Die erste Vollzeitstelle

Ein paar grundsätzliche Überlegungen macht sich der Einzelrichter trotzdem, und wieder stützt er die Landeskirche. Diese begründete den tieferen Ansatz damit, dass die Frau ihre erste Vollzeitstelle als Pfarrerin gerade erst angetreten hatte. Lohnansprüche aus dem abzuleiten, was Studienkolleginnen und -kollegen nach 13, 16 oder mehr Berufsjahren verdienten, sei deshalb unzulässig. «Gegen diese Beurteilung bringt die Beschwerdeführerin nichts Stichhaltiges vor», heisst es dazu im Urteil. Von einer Ungleichbehandlung in der Pfarrschaft könne nicht die Rede sein.

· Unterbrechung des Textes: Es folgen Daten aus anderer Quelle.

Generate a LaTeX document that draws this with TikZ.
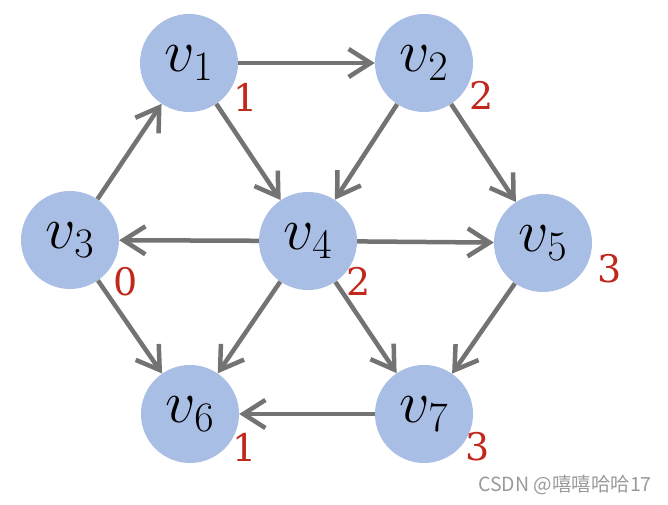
\documentclass[tikz,border=0pt]{standalone}
\usepackage{fix-cm}
\usepackage{fontspec}
\usetikzlibrary{arrows.meta}
\newfontfamily\cjkfont{Noto Sans CJK SC}
\newfontfamily\numfont{DejaVu Serif}
\definecolor{nodeblue}{HTML}{A9BEE5}
\definecolor{edgegray}{HTML}{737373}
\definecolor{numred}{HTML}{C0281C}
\definecolor{wmgray}{HTML}{9A9A9A}
\tikzset{
  vert/.style={circle, fill=nodeblue, draw=none, minimum size=98pt, inner sep=0pt,
    font=\fontsize{60}{66}\selectfont},
  edge/.style={draw=edgegray, line width=4.5pt,
    -{Straight Barb[length=22pt,width=28pt,line width=4.5pt]}},
  num/.style={text=numred, font=\numfont\fontsize{38}{42}\selectfont, inner sep=0pt},
  wm/.style={text=wmgray, font=\cjkfont\fontsize{19.5}{22}\selectfont, inner sep=0pt}
}
\begin{document}
\begin{tikzpicture}[x=1pt,y=1pt]
\useasboundingbox (0,0) rectangle (668,505);
\node[vert] (v1) at (189,442) {$v_1$};
\node[vert] (v2) at (424,442) {$v_2$};
\node[vert] (v3) at (70,265) {$v_3$};
\node[vert] (v4) at (308,264) {$v_4$};
\node[vert] (v5) at (543,262) {$v_5$};
\node[vert] (v6) at (190,91) {$v_6$};
\node[vert] (v7) at (424,91) {$v_7$};
\node[num] (n1) at (246,408) {1};
\node[num] (n2) at (482,410) {2};
\node[num] (n3) at (126,223) {0};
\node[num] (n4) at (359,224) {2};
\node[num] (n5) at (610,236) {3};
\node[num] (n6) at (245,58) {1};
\node[num] (n7) at (478,58) {3};
\path[edge] (v1) -- (v2);
\path[edge] (v1) -- (v4);
\path[edge] (v3) -- (v1);
\path[edge] (v2) -- (v4);
\path[edge] (v2) -- (v5);
\path[edge] (v4) -- (v3);
\path[edge] (v4) -- (v5);
\path[edge] (v4) -- (v6);
\path[edge] (v4) -- (v7);
\path[edge] (v3) -- (v6);
\path[edge] (v5) -- (v7);
\path[edge] (v7) -- (v6);
\node[wm, anchor=west] (wm) at (478,20) {CSDN @嘻嘻哈哈17};
\end{tikzpicture}
\end{document}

Lohnstreitigkeiten sind selten

Der Lohnstreit zwischen der Reformierten Landeskirche und der Pfarrerin ist der erste und bisher einzige seiner Art. Das hält Kirchenschreiber Christian Tappenbeck auf Anfrage der "Berner Zeitung" fest. Und weiter: Dass das Verwaltungsgericht die Beschwerde der Frau in allen Teilen abgewiesen habe, bestärke die Kirche in ihrem Bestreben, «im Interesse der Fairness und der Kohärenz (…) die Gehaltseinreihungen nach objektiven Kriterien vorzunehmen». Laut Tappenbeck legt die Kirche den Pfarrlöhnen nach wie vor die entsprechenden Richtlinien des Kantons zugrunde. Sie orientiert sich dabei an den Gehältern der Gymnasiallehrerinnen und -lehrer. Die Kirche ist erst seit Anfang 2020 für die Besoldung der Pfarrschaft verantwortlich. Zuvor waren die Pfarrlöhne Sache des Kantons. Deshalb schreibt Tappenbeck auch, dass er nur für die letzten gut zwei Jahre sprechen könne.